§ **Objective**:
Gather up every line from the entries below that uses the word "code".

§ **Data shown**:

--- START ---

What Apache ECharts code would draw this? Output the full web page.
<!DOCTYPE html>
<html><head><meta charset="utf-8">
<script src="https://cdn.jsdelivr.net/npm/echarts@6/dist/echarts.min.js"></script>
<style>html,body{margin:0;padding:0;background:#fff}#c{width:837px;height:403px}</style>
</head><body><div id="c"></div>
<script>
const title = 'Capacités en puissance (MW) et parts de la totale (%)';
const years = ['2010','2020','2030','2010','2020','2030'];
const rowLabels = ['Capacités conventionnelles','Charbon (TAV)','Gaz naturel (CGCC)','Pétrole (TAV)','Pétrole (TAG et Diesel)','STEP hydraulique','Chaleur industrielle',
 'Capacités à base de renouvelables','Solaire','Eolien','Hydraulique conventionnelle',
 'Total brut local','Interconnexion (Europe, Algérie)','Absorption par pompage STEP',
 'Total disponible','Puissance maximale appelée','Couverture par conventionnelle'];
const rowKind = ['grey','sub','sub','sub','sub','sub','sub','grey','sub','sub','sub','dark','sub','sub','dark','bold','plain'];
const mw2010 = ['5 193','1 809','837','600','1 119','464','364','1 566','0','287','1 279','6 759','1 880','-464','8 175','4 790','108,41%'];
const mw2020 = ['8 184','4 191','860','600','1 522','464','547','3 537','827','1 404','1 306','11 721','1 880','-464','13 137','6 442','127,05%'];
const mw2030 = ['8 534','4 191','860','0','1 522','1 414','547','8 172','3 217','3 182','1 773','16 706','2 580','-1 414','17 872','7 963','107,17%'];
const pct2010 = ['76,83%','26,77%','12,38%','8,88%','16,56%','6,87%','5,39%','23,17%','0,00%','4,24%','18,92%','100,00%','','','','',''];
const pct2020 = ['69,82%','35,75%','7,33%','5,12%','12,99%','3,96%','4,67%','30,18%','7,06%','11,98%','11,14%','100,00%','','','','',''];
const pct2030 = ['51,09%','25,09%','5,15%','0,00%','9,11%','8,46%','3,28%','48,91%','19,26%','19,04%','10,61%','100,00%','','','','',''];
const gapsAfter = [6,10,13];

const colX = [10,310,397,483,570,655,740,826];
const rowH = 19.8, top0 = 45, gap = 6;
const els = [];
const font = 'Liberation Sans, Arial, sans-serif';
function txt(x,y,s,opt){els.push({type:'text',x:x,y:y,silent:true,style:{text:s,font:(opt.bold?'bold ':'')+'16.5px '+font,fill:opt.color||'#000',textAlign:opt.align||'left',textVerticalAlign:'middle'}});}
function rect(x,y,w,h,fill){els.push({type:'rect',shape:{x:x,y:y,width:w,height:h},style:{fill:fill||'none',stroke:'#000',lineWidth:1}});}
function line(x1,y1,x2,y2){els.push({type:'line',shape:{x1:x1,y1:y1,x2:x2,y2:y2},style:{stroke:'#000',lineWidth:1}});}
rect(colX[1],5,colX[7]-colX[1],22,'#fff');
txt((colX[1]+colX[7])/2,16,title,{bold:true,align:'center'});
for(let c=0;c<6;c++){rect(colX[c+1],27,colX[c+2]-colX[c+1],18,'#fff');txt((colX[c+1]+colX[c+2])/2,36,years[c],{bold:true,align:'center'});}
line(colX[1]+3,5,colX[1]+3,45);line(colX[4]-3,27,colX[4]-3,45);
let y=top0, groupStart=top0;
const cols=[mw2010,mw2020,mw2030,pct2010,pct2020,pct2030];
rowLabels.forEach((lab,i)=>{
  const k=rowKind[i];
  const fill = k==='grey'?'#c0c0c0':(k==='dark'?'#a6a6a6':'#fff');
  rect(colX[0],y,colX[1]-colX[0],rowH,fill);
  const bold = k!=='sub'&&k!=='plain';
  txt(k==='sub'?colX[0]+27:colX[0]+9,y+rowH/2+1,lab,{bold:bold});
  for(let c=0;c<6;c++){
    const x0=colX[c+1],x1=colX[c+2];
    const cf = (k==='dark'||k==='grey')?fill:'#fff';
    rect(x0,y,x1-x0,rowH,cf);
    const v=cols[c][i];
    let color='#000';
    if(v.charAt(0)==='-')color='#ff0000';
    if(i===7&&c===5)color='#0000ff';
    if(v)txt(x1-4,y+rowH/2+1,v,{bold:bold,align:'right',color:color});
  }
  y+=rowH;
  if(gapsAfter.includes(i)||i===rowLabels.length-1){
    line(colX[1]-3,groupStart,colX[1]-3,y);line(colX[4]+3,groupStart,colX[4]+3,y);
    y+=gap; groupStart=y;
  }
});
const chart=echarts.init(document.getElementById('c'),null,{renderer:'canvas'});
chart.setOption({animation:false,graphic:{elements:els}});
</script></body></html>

--- END ---
--- START ---

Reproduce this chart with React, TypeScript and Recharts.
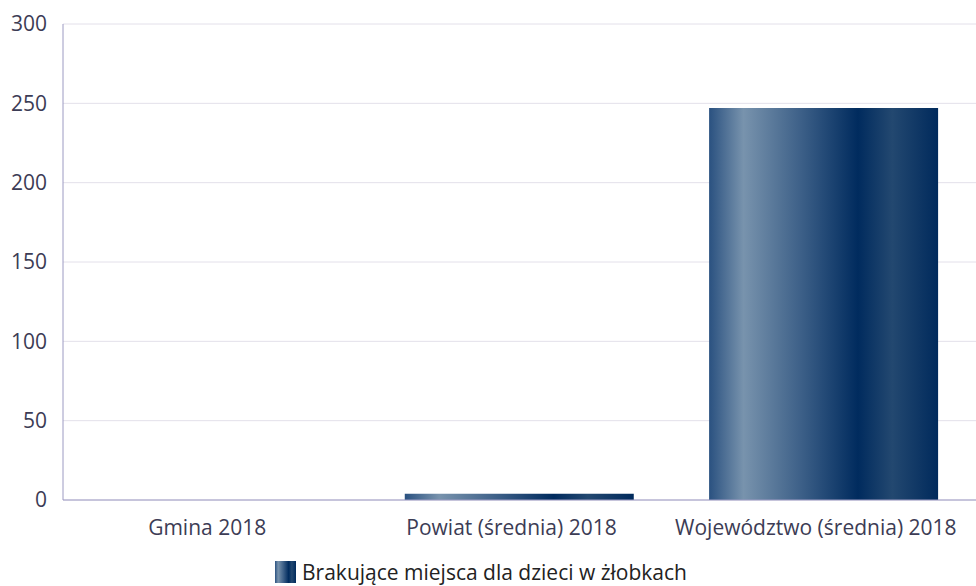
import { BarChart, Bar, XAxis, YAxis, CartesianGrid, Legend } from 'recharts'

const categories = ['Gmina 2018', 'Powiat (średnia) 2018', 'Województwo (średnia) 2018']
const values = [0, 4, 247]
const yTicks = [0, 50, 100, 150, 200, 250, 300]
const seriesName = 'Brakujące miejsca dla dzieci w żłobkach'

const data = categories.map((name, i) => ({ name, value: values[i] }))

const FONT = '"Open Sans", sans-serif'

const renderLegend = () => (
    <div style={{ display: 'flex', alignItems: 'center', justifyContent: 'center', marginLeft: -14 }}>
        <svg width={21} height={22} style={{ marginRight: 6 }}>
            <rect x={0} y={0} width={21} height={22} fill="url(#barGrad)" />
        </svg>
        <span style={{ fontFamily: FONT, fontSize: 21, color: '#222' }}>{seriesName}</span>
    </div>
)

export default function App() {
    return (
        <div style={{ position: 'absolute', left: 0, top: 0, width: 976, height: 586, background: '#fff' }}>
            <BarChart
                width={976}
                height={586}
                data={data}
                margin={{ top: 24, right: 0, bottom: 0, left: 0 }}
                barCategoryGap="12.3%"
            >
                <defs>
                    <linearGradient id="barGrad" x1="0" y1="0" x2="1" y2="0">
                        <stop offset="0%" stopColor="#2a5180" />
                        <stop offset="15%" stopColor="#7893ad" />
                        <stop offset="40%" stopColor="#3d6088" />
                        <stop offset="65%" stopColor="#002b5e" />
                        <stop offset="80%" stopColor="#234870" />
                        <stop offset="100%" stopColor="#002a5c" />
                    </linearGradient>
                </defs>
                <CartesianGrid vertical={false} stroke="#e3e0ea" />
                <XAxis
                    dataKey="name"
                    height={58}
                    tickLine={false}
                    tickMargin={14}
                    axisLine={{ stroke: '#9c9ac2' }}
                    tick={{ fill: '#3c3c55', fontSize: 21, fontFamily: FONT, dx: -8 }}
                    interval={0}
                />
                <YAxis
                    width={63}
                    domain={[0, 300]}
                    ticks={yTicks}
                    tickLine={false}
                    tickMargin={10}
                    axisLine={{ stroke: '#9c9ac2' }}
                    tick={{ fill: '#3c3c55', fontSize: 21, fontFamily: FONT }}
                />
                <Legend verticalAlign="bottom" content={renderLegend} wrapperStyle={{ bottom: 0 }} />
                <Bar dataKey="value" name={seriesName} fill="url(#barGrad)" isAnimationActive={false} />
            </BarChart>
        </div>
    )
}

--- END ---
--- START ---

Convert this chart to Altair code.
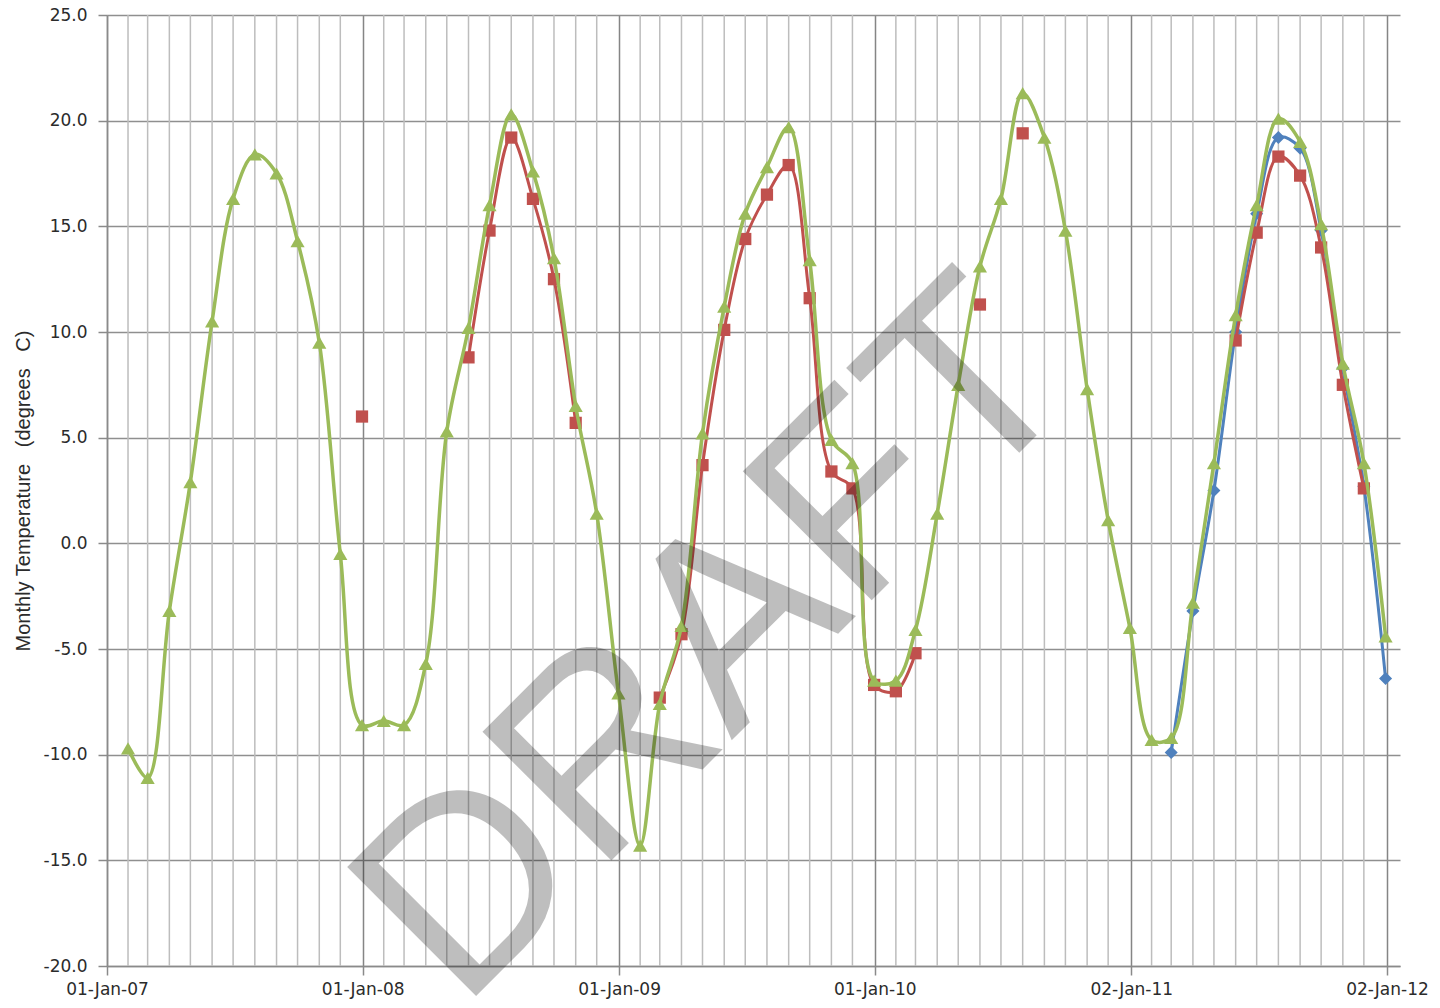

--- END ---

§ **The reply**:
What Apache ECharts code would draw this? Output the full web page.
Convert this chart to Altair code.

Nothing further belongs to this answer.